The question is: Where does religion end and culture begin? Culture is downstream from religious belief. The Nuu-chah-nulth Tribal Council, an Intervenor in the case, declared that aboriginal spirituality is not religion, and that First Nations’ languages have no word meaning “religion.” But as Carpay points out here, that won’t wash, because the Supreme Court of Canada has ruled, in the case of Ktunaxa Nation v. British Columbia (2016), that aboriginal spiritual beliefs qualify as “religion” for the purposes of being protected by the Charter’s section 2(a).

I am troubled by this judgment, and it took me a while to work out why. What follows is inference and interpretation on my part. I do not accuse the judges of any conscious wish to patronize or condescend to First Nations in their judgment. Any conjectures as to what is going on below the level of consciousness are mine alone.

The plaintiffs then, it seems to me, are treating Indigenous spirituality as they would treat any other form of spirituality or religion that does not accord with their own or their children’s beliefs. That is to say, they are treating the Nuu-Chah-Nuulth First Nation as civic peers, as Canadians with the same rights they are entitled to and the same limitations they are constrained by. In objecting to their children’s participation in Indigenous spiritual rituals, they are therefore demonstrating respect for the spiritual beliefs of the Nuu-Chah-Nuulth as equivalent in stature and potential influence to their own beliefs.
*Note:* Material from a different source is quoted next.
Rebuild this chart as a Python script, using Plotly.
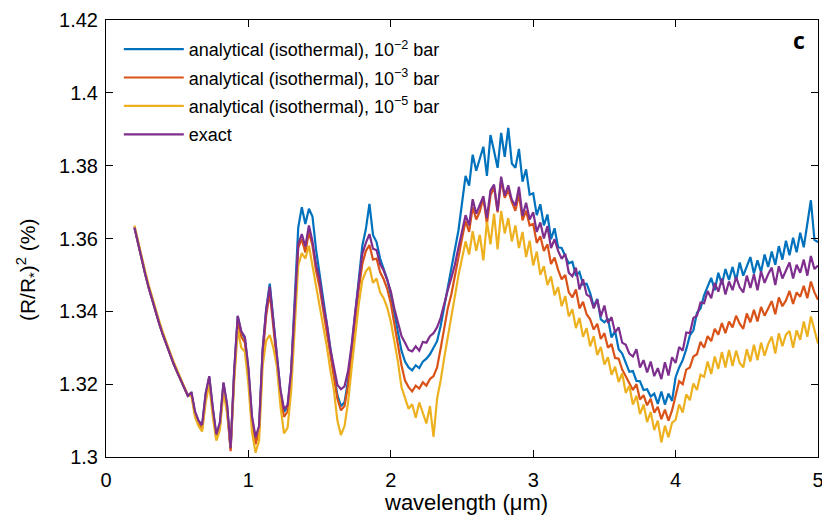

The Court, it seems to me, sees the Nuu-Chah-Nuulth as children, their beliefs fairy tales and their rituals as charming aesthetic gestures. The burning and smudging are nothing more than cultural theatre, like a Japanese tea ceremony. So parents should not worry that they rise to the same significance as Christian prayers and practices which, naturally, may not be imposed on other students, because they might offend or be perceived as proselytism. That is, Christian beliefs and rituals aren’t theatre; they are real; they have potential influence.

To me, this judgment bespeaks the same kind of virtue-signalling embodied in the now-prescriptive land-acknowledgement mantras that begin meetings and talks all over the nation. They are spoken and received with deep piety of voice and expression, but they are not taken seriously, because they are purely ornamental. Nobody who parrots them is afraid the land will actually be taken back by the original owners. It’s theatre.
Likewise with the smudging ceremony.

The culture and the beliefs of Indigenous people are not accorded real respect. They are vehicles for the performance of “reconciliation”—feel-good gestures without any real meaning attached to them. This case should be reviewed at a higher level. If we are content to let it stand, then we are assenting to the principle that with regard to compelled participation in spiritual rituals, some Canadians are more equal than others. I have too much respect for Indigenous peoples to infantilize them, and so should the courts.